Actor, director and screenwriter Ethan Hawke suggested in a recent interview on The Late Show with Stephen Colbert that Pope Francis should follow the example of his namesake, St. Francis of Assisi, to help put an end to the war in Ukraine

“When you read about the great Christian thinkers throughout time, you know, St. Francis of Assisi is really staggering,” Hawke told Colbert, “and I had this idea that I wanted to write the pope.”

Ethan Hawke on St. Francis of Assisi

Ethan Hawke is Episcopalian, which host Stephen Colbert, who is Catholic, joked was “one pope away from being right.” 

“We’re wannabe Catholics,” Hawke agreed, “My mother always said we’re wannabe Catholics. We just didn’t want to do the hard work and we want to be able to get divorced.”

In a 2018 interview with Terry Gross on “Fresh Air,” Hawke said that growing up, he was “baptized and confirmed an Episcopal” and that the priest who confirmed him had a significant impact on his life. Attending church was a “big part” of Hawke’s life growing up. In summers he even did “missionary work,” which involved serving others through manual labor, but no proselytizing. Hawke told Gross during the interview that he did not “really go” to church. 

Despite religious practices not being central to his adult life, Hawke shared with Colbert that he was “raised on the great Catholic writers and thinkers,” and that he had been “impressed” when Pope Francis took the name of Francis of Assisi. 

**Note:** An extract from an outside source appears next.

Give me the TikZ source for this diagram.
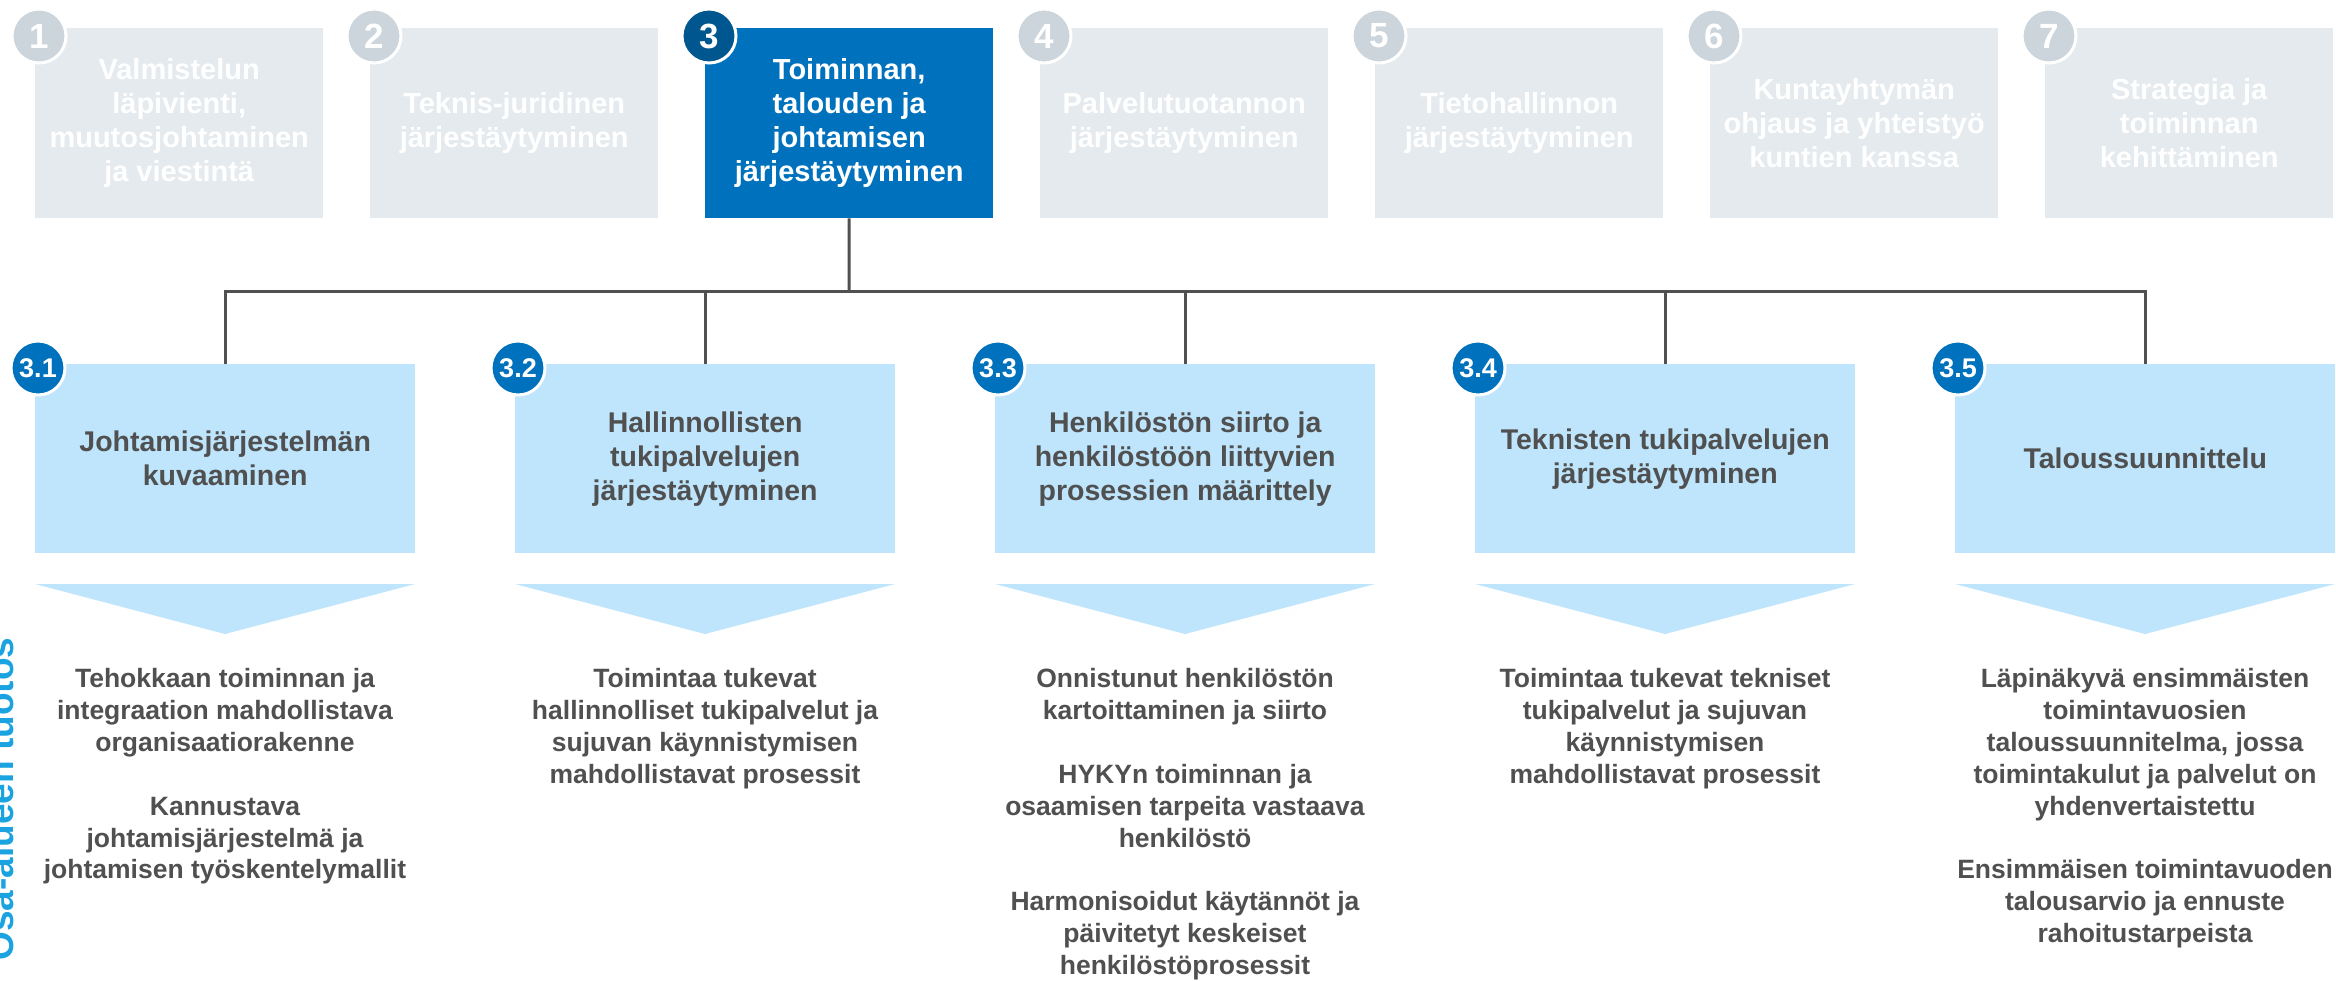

Francis of Assisi was a mystic and monk who founded the Fransciscan Order and whose devotion to Jesus had a significant impact on medieval Christianity. He lived a life of poverty and instructed his followers “to follow the teachings of our Lord Jesus Christ and to walk in his footsteps.”

Hawke said he had thought of writing the pope because Francis of Assisi had “marched across the desert to a battlefield in the Fifth Crusade to try to have audience with the sultan.” The Fifth Crusade was part of a series of religious wars between Christians and Muslims as the groups battled for control of holy sites. The objective of the Fifth Crusade was to take Jerusalem back from Muslim control.